WHAT IS ASKED: Only the lines from the one containing "Give me the D3.js source for this chart." through the one containing "const xg = d3.scalePoint().domain(groups).range([-49, 49]);" should be duplicated, exactly as they appear. Pictures are to be left out.

MATERIAL PROVIDED:
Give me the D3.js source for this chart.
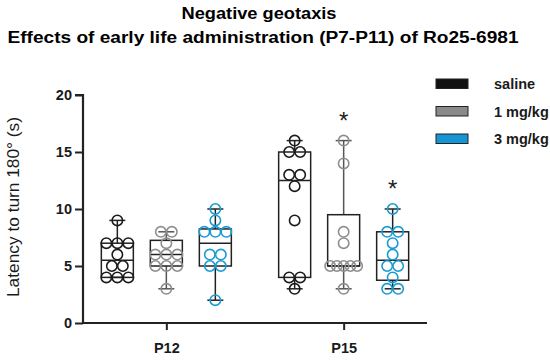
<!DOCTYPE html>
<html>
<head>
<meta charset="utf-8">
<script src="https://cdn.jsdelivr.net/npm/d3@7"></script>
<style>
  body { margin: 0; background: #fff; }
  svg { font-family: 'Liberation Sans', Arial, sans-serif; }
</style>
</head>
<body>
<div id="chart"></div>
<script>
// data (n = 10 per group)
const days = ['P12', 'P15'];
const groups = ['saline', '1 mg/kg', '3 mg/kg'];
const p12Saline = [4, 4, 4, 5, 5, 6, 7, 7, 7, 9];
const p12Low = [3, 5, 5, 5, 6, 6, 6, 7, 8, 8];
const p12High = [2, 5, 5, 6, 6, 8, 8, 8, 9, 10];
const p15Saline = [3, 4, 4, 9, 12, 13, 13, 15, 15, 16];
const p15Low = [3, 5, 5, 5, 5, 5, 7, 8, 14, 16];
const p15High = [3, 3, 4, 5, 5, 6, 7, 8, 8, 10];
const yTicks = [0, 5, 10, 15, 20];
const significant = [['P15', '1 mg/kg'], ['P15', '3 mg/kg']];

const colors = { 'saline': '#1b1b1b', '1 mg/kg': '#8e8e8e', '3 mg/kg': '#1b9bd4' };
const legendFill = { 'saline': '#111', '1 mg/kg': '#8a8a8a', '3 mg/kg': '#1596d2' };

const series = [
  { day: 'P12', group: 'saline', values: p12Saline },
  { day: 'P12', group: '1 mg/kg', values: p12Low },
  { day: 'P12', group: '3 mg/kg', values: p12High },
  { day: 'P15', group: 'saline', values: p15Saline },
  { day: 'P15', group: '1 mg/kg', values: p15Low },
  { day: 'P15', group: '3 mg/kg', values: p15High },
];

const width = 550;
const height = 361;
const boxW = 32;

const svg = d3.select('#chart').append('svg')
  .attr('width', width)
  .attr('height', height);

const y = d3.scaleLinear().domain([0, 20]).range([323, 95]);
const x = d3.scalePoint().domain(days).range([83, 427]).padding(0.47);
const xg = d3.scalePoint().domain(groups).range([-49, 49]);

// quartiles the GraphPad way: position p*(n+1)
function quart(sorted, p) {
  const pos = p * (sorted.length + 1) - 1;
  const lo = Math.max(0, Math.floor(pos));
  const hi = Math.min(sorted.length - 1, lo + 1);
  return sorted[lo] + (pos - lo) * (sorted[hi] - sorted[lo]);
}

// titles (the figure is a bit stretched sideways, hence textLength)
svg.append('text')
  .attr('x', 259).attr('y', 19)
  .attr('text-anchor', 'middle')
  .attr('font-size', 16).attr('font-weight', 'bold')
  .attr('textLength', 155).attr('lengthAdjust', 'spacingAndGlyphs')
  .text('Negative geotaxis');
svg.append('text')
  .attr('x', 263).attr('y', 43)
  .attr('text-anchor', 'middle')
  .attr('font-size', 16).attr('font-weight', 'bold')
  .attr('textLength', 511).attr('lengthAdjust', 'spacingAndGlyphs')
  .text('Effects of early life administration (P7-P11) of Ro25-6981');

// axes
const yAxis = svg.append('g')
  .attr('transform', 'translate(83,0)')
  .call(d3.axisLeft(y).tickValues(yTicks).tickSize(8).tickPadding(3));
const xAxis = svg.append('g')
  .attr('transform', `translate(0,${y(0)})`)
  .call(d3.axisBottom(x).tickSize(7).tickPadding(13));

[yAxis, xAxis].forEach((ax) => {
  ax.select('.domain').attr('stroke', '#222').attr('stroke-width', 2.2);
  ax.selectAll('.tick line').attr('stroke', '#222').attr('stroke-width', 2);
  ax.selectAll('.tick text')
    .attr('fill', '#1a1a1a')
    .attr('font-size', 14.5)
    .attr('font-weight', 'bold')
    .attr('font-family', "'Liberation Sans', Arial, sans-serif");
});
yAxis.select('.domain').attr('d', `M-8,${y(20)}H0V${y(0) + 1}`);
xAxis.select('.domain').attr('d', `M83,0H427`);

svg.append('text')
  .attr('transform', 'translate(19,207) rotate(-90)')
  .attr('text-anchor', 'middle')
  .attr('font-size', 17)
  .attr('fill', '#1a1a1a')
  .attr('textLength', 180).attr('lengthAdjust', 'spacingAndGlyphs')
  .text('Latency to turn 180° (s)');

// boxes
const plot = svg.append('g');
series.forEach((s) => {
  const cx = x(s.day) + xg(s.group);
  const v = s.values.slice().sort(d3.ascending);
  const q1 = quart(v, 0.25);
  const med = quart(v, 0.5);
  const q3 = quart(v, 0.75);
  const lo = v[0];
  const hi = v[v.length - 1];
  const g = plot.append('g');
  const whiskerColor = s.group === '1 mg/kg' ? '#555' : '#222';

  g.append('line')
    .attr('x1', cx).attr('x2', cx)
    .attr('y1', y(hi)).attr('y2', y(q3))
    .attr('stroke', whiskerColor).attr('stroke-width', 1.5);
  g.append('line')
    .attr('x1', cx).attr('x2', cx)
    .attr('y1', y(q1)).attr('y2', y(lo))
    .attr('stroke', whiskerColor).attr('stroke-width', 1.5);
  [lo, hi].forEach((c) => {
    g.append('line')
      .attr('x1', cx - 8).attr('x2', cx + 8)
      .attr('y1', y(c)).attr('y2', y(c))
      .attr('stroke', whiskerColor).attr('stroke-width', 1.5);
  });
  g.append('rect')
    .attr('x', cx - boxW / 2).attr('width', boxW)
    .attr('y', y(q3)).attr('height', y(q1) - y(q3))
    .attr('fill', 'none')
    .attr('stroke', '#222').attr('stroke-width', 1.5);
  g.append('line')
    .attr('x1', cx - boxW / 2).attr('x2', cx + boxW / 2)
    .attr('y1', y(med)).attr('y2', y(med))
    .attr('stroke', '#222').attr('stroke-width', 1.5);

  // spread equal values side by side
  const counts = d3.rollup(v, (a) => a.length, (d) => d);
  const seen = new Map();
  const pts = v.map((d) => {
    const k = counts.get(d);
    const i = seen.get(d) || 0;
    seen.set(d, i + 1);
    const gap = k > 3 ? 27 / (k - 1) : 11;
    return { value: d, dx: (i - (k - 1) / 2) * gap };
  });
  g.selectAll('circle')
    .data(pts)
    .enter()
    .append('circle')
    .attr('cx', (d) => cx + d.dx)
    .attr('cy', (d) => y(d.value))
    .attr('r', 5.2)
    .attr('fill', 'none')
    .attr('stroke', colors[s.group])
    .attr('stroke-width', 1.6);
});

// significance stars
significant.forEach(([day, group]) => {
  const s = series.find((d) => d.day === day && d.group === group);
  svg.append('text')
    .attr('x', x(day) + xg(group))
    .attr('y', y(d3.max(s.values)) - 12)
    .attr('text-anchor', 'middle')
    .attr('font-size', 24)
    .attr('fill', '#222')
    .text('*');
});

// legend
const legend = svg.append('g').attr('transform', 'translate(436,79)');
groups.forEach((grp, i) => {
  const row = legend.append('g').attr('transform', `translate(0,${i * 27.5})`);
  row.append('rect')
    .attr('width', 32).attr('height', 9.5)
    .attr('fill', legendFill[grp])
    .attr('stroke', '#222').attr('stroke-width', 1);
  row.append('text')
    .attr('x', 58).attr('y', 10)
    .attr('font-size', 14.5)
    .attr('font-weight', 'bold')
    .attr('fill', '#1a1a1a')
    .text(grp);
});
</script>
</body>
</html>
==
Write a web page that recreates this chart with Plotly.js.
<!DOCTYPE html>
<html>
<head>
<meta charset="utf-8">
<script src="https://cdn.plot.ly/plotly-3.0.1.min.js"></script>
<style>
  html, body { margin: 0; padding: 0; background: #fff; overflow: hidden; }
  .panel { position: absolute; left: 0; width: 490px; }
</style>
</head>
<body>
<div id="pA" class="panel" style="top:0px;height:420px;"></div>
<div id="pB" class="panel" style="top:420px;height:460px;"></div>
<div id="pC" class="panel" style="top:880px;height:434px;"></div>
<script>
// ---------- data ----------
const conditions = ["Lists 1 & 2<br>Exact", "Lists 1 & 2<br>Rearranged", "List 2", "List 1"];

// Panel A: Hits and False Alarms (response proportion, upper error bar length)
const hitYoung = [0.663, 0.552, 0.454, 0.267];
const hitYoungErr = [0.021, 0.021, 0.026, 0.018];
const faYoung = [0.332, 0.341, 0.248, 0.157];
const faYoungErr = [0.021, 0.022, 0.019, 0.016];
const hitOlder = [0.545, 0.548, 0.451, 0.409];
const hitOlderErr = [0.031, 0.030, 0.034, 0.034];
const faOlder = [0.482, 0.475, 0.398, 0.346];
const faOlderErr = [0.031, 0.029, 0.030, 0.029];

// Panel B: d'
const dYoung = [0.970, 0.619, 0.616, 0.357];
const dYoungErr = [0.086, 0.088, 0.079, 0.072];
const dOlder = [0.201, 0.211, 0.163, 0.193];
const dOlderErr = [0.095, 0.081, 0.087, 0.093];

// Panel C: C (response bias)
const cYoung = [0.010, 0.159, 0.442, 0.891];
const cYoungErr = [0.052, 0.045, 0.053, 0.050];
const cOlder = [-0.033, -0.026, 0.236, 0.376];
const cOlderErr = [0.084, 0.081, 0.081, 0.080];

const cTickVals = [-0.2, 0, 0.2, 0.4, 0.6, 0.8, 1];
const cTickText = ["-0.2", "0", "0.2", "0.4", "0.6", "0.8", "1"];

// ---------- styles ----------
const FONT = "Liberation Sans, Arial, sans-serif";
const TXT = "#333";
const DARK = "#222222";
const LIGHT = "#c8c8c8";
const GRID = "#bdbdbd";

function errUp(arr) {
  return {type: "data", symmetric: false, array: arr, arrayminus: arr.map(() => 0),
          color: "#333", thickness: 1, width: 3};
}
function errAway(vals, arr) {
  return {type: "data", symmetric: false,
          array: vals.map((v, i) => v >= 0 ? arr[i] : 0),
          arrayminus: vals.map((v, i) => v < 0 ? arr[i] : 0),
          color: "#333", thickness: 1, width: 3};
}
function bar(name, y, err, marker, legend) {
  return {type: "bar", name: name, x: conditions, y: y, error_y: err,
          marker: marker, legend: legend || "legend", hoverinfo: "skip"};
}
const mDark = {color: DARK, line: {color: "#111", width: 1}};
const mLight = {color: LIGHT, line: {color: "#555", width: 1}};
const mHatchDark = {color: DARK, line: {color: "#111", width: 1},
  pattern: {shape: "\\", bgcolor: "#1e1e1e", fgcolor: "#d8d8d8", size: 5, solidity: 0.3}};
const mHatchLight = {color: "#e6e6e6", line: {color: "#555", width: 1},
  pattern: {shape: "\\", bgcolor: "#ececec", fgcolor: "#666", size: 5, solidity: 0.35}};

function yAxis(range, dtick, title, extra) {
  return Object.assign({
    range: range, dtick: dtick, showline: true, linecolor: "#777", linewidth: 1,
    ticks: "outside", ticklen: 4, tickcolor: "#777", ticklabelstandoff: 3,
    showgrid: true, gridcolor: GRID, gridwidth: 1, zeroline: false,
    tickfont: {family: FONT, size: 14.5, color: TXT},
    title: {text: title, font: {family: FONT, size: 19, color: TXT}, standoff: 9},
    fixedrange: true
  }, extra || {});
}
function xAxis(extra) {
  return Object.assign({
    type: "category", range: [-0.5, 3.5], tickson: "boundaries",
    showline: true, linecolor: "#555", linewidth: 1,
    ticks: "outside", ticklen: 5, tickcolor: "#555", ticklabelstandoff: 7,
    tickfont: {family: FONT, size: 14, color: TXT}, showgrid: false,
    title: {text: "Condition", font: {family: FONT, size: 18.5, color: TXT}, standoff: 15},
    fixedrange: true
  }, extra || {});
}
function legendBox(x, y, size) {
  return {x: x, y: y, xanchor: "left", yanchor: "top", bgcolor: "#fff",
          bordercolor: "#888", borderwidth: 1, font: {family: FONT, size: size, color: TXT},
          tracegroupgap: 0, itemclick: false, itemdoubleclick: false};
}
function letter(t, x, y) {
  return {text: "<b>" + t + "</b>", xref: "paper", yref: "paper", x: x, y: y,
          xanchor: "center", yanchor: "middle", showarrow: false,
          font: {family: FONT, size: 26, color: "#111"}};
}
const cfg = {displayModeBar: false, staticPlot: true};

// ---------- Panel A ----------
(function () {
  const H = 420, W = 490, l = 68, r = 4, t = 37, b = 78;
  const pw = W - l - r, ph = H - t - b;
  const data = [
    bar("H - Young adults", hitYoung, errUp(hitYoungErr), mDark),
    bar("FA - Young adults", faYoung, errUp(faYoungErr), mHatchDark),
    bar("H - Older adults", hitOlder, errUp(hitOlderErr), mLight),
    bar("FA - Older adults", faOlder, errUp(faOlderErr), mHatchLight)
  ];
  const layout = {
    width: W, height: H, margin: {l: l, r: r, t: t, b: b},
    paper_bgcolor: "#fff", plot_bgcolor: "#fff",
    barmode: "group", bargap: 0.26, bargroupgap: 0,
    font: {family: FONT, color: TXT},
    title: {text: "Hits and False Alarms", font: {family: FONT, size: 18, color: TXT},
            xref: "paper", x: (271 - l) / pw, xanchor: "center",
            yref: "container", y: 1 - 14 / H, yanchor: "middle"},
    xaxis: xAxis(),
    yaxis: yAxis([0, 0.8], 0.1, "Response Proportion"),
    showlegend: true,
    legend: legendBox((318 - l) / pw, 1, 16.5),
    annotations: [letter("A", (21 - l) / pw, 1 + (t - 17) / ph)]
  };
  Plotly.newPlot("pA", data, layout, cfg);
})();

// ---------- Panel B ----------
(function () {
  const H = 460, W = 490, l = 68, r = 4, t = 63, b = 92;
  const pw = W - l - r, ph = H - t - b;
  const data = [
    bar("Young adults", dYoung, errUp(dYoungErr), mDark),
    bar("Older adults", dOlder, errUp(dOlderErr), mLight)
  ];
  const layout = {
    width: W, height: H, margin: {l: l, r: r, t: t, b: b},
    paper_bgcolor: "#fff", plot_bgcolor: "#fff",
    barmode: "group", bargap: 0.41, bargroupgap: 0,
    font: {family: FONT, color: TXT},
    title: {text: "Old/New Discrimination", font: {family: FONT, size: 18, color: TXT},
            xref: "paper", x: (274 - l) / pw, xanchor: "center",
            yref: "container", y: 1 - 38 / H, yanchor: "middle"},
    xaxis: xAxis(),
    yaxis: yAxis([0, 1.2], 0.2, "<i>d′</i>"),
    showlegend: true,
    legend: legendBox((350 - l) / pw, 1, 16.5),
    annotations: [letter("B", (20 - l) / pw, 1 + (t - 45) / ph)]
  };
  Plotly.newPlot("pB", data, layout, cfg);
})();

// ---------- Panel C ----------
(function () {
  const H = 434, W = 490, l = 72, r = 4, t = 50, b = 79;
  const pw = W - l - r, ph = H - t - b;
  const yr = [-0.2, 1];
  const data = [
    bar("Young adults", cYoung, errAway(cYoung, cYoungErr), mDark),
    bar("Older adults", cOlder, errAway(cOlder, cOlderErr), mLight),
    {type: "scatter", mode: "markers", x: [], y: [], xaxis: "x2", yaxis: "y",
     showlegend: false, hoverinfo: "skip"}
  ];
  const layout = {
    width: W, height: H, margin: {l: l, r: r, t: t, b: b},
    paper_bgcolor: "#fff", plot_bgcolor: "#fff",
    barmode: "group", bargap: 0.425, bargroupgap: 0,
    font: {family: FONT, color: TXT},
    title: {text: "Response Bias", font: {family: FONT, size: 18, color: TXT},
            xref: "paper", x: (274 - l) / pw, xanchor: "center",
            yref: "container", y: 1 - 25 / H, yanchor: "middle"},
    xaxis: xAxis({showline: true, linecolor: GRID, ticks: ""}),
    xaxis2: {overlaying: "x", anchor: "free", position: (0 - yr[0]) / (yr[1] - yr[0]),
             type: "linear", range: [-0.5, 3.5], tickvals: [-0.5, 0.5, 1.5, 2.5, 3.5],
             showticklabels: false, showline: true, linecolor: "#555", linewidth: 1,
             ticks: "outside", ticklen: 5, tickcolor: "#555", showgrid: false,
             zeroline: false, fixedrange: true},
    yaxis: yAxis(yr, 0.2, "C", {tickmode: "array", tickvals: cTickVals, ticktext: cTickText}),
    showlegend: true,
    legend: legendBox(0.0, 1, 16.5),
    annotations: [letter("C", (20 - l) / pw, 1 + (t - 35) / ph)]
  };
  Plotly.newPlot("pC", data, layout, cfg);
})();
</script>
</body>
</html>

RESPONSE:
Give me the D3.js source for this chart.
<!DOCTYPE html>
<html>
<head>
<meta charset="utf-8">
<script src="https://cdn.jsdelivr.net/npm/d3@7"></script>
<style>
  body { margin: 0; background: #fff; }
  svg { font-family: 'Liberation Sans', Arial, sans-serif; }
</style>
</head>
<body>
<div id="chart"></div>
<script>
// data (n = 10 per group)
const days = ['P12', 'P15'];
const groups = ['saline', '1 mg/kg', '3 mg/kg'];
const p12Saline = [4, 4, 4, 5, 5, 6, 7, 7, 7, 9];
const p12Low = [3, 5, 5, 5, 6, 6, 6, 7, 8, 8];
const p12High = [2, 5, 5, 6, 6, 8, 8, 8, 9, 10];
const p15Saline = [3, 4, 4, 9, 12, 13, 13, 15, 15, 16];
const p15Low = [3, 5, 5, 5, 5, 5, 7, 8, 14, 16];
const p15High = [3, 3, 4, 5, 5, 6, 7, 8, 8, 10];
const yTicks = [0, 5, 10, 15, 20];
const significant = [['P15', '1 mg/kg'], ['P15', '3 mg/kg']];

const colors = { 'saline': '#1b1b1b', '1 mg/kg': '#8e8e8e', '3 mg/kg': '#1b9bd4' };
const legendFill = { 'saline': '#111', '1 mg/kg': '#8a8a8a', '3 mg/kg': '#1596d2' };

const series = [
  { day: 'P12', group: 'saline', values: p12Saline },
  { day: 'P12', group: '1 mg/kg', values: p12Low },
  { day: 'P12', group: '3 mg/kg', values: p12High },
  { day: 'P15', group: 'saline', values: p15Saline },
  { day: 'P15', group: '1 mg/kg', values: p15Low },
  { day: 'P15', group: '3 mg/kg', values: p15High },
];

const width = 550;
const height = 361;
const boxW = 32;

const svg = d3.select('#chart').append('svg')
  .attr('width', width)
  .attr('height', height);

const y = d3.scaleLinear().domain([0, 20]).range([323, 95]);
const x = d3.scalePoint().domain(days).range([83, 427]).padding(0.47);
const xg = d3.scalePoint().domain(groups).range([-49, 49]);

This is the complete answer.